▶ _What the exercise asks_: Retype the data that follows line by line, exactly, and leave its pictures out.

▶ _Information provided_:
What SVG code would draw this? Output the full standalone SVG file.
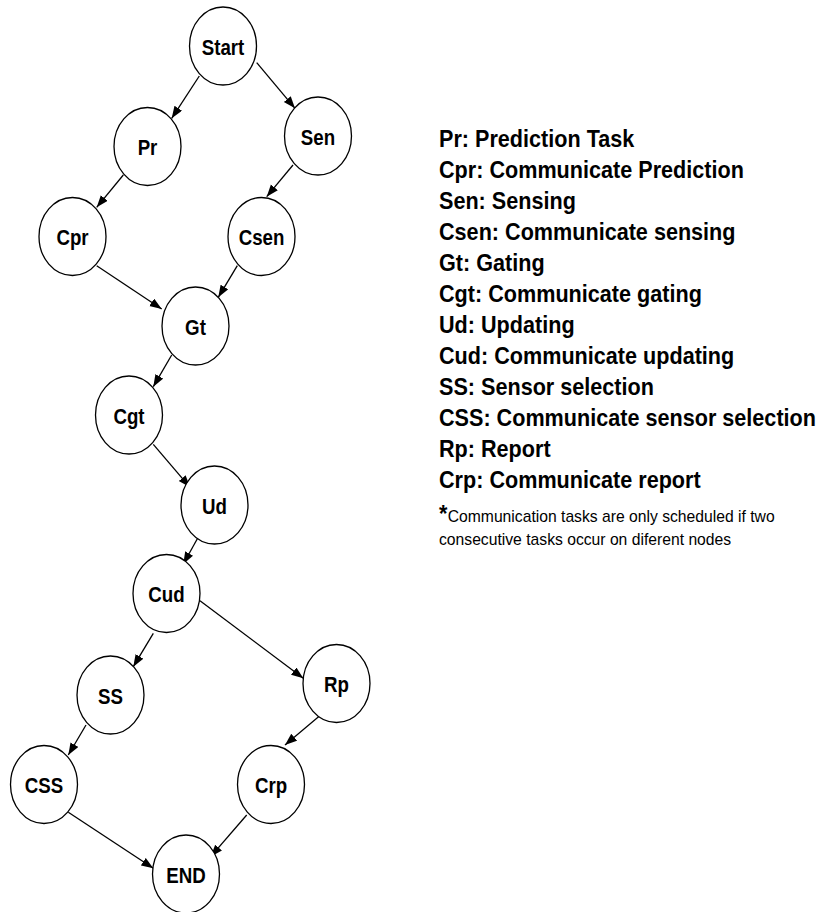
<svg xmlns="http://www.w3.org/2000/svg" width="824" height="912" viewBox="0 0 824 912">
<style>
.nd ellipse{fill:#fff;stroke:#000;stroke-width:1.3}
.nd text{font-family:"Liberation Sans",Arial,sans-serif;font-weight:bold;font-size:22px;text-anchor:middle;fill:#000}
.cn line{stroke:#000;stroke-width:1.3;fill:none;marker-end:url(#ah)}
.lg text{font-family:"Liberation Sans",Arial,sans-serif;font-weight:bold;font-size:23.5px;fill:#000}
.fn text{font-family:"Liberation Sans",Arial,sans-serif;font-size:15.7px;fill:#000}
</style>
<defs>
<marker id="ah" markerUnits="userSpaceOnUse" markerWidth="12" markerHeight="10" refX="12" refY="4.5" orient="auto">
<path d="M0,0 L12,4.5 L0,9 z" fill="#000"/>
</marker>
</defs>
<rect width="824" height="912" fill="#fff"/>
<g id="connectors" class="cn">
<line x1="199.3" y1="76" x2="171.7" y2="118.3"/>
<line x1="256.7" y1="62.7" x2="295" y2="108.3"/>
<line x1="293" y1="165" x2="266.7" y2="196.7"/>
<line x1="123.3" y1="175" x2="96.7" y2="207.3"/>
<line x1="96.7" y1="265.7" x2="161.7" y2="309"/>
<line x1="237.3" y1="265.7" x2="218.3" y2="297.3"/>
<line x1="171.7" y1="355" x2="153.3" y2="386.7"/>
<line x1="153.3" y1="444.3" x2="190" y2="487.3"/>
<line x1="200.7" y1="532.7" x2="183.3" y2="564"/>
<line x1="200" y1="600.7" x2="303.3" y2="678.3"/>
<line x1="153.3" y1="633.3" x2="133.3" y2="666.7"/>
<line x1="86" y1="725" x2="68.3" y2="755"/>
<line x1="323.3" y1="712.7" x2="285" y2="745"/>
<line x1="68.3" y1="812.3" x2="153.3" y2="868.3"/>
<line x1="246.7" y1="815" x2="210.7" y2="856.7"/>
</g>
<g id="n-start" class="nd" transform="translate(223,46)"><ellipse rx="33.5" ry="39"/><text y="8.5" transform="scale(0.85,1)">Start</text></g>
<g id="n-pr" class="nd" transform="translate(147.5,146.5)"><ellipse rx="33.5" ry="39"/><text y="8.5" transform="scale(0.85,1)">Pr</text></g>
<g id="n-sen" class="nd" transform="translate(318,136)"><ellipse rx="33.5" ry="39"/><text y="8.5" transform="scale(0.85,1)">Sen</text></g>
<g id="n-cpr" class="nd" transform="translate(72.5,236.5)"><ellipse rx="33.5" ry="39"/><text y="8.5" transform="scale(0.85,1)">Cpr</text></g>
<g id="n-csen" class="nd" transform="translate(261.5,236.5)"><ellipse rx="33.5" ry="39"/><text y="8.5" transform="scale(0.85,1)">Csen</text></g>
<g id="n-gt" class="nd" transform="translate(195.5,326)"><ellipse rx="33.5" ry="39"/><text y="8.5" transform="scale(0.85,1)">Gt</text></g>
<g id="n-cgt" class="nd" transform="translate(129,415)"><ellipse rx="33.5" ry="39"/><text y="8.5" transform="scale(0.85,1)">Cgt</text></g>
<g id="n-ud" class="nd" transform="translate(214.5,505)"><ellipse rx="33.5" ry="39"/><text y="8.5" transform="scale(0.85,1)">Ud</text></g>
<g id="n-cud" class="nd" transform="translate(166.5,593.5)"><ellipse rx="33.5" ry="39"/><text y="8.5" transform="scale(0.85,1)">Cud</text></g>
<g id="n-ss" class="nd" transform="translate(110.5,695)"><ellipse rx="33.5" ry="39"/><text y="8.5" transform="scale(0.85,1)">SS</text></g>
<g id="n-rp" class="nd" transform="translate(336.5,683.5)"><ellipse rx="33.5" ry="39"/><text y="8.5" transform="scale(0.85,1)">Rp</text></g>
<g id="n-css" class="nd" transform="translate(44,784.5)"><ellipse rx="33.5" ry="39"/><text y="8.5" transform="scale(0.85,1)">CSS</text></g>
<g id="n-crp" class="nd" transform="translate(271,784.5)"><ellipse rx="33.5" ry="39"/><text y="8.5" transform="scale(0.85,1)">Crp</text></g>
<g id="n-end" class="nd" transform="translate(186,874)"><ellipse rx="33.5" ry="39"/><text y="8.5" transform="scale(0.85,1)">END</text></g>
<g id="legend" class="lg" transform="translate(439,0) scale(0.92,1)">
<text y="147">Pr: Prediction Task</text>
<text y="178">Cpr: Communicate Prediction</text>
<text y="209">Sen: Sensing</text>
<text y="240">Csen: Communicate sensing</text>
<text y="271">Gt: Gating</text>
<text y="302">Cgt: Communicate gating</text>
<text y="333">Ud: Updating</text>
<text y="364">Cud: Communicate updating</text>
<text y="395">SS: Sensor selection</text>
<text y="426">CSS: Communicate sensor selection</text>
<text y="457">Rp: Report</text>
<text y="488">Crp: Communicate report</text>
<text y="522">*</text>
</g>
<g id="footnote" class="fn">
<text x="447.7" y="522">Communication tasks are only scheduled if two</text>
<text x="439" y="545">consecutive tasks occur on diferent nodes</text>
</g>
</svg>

▶ _The result_:
What SVG code would draw this? Output the full standalone SVG file.
<svg xmlns="http://www.w3.org/2000/svg" width="824" height="912" viewBox="0 0 824 912">
<style>
.nd ellipse{fill:#fff;stroke:#000;stroke-width:1.3}
.nd text{font-family:"Liberation Sans",Arial,sans-serif;font-weight:bold;font-size:22px;text-anchor:middle;fill:#000}
.cn line{stroke:#000;stroke-width:1.3;fill:none;marker-end:url(#ah)}
.lg text{font-family:"Liberation Sans",Arial,sans-serif;font-weight:bold;font-size:23.5px;fill:#000}
.fn text{font-family:"Liberation Sans",Arial,sans-serif;font-size:15.7px;fill:#000}
</style>
<defs>
<marker id="ah" markerUnits="userSpaceOnUse" markerWidth="12" markerHeight="10" refX="12" refY="4.5" orient="auto">
<path d="M0,0 L12,4.5 L0,9 z" fill="#000"/>
</marker>
</defs>
<rect width="824" height="912" fill="#fff"/>
<g id="connectors" class="cn">
<line x1="199.3" y1="76" x2="171.7" y2="118.3"/>
<line x1="256.7" y1="62.7" x2="295" y2="108.3"/>
<line x1="293" y1="165" x2="266.7" y2="196.7"/>
<line x1="123.3" y1="175" x2="96.7" y2="207.3"/>
<line x1="96.7" y1="265.7" x2="161.7" y2="309"/>
<line x1="237.3" y1="265.7" x2="218.3" y2="297.3"/>
<line x1="171.7" y1="355" x2="153.3" y2="386.7"/>
<line x1="153.3" y1="444.3" x2="190" y2="487.3"/>
<line x1="200.7" y1="532.7" x2="183.3" y2="564"/>
<line x1="200" y1="600.7" x2="303.3" y2="678.3"/>
<line x1="153.3" y1="633.3" x2="133.3" y2="666.7"/>
<line x1="86" y1="725" x2="68.3" y2="755"/>
<line x1="323.3" y1="712.7" x2="285" y2="745"/>
<line x1="68.3" y1="812.3" x2="153.3" y2="868.3"/>
<line x1="246.7" y1="815" x2="210.7" y2="856.7"/>
</g>
<g id="n-start" class="nd" transform="translate(223,46)"><ellipse rx="33.5" ry="39"/><text y="8.5" transform="scale(0.85,1)">Start</text></g>
<g id="n-pr" class="nd" transform="translate(147.5,146.5)"><ellipse rx="33.5" ry="39"/><text y="8.5" transform="scale(0.85,1)">Pr</text></g>
<g id="n-sen" class="nd" transform="translate(318,136)"><ellipse rx="33.5" ry="39"/><text y="8.5" transform="scale(0.85,1)">Sen</text></g>
<g id="n-cpr" class="nd" transform="translate(72.5,236.5)"><ellipse rx="33.5" ry="39"/><text y="8.5" transform="scale(0.85,1)">Cpr</text></g>
<g id="n-csen" class="nd" transform="translate(261.5,236.5)"><ellipse rx="33.5" ry="39"/><text y="8.5" transform="scale(0.85,1)">Csen</text></g>
<g id="n-gt" class="nd" transform="translate(195.5,326)"><ellipse rx="33.5" ry="39"/><text y="8.5" transform="scale(0.85,1)">Gt</text></g>
<g id="n-cgt" class="nd" transform="translate(129,415)"><ellipse rx="33.5" ry="39"/><text y="8.5" transform="scale(0.85,1)">Cgt</text></g>
<g id="n-ud" class="nd" transform="translate(214.5,505)"><ellipse rx="33.5" ry="39"/><text y="8.5" transform="scale(0.85,1)">Ud</text></g>
<g id="n-cud" class="nd" transform="translate(166.5,593.5)"><ellipse rx="33.5" ry="39"/><text y="8.5" transform="scale(0.85,1)">Cud</text></g>
<g id="n-ss" class="nd" transform="translate(110.5,695)"><ellipse rx="33.5" ry="39"/><text y="8.5" transform="scale(0.85,1)">SS</text></g>
<g id="n-rp" class="nd" transform="translate(336.5,683.5)"><ellipse rx="33.5" ry="39"/><text y="8.5" transform="scale(0.85,1)">Rp</text></g>
<g id="n-css" class="nd" transform="translate(44,784.5)"><ellipse rx="33.5" ry="39"/><text y="8.5" transform="scale(0.85,1)">CSS</text></g>
<g id="n-crp" class="nd" transform="translate(271,784.5)"><ellipse rx="33.5" ry="39"/><text y="8.5" transform="scale(0.85,1)">Crp</text></g>
<g id="n-end" class="nd" transform="translate(186,874)"><ellipse rx="33.5" ry="39"/><text y="8.5" transform="scale(0.85,1)">END</text></g>
<g id="legend" class="lg" transform="translate(439,0) scale(0.92,1)">
<text y="147">Pr: Prediction Task</text>
<text y="178">Cpr: Communicate Prediction</text>
<text y="209">Sen: Sensing</text>
<text y="240">Csen: Communicate sensing</text>
<text y="271">Gt: Gating</text>
<text y="302">Cgt: Communicate gating</text>
<text y="333">Ud: Updating</text>
<text y="364">Cud: Communicate updating</text>
<text y="395">SS: Sensor selection</text>
<text y="426">CSS: Communicate sensor selection</text>
<text y="457">Rp: Report</text>
<text y="488">Crp: Communicate report</text>
<text y="522">*</text>
</g>
<g id="footnote" class="fn">
<text x="447.7" y="522">Communication tasks are only scheduled if two</text>
<text x="439" y="545">consecutive tasks occur on diferent nodes</text>
</g>
</svg>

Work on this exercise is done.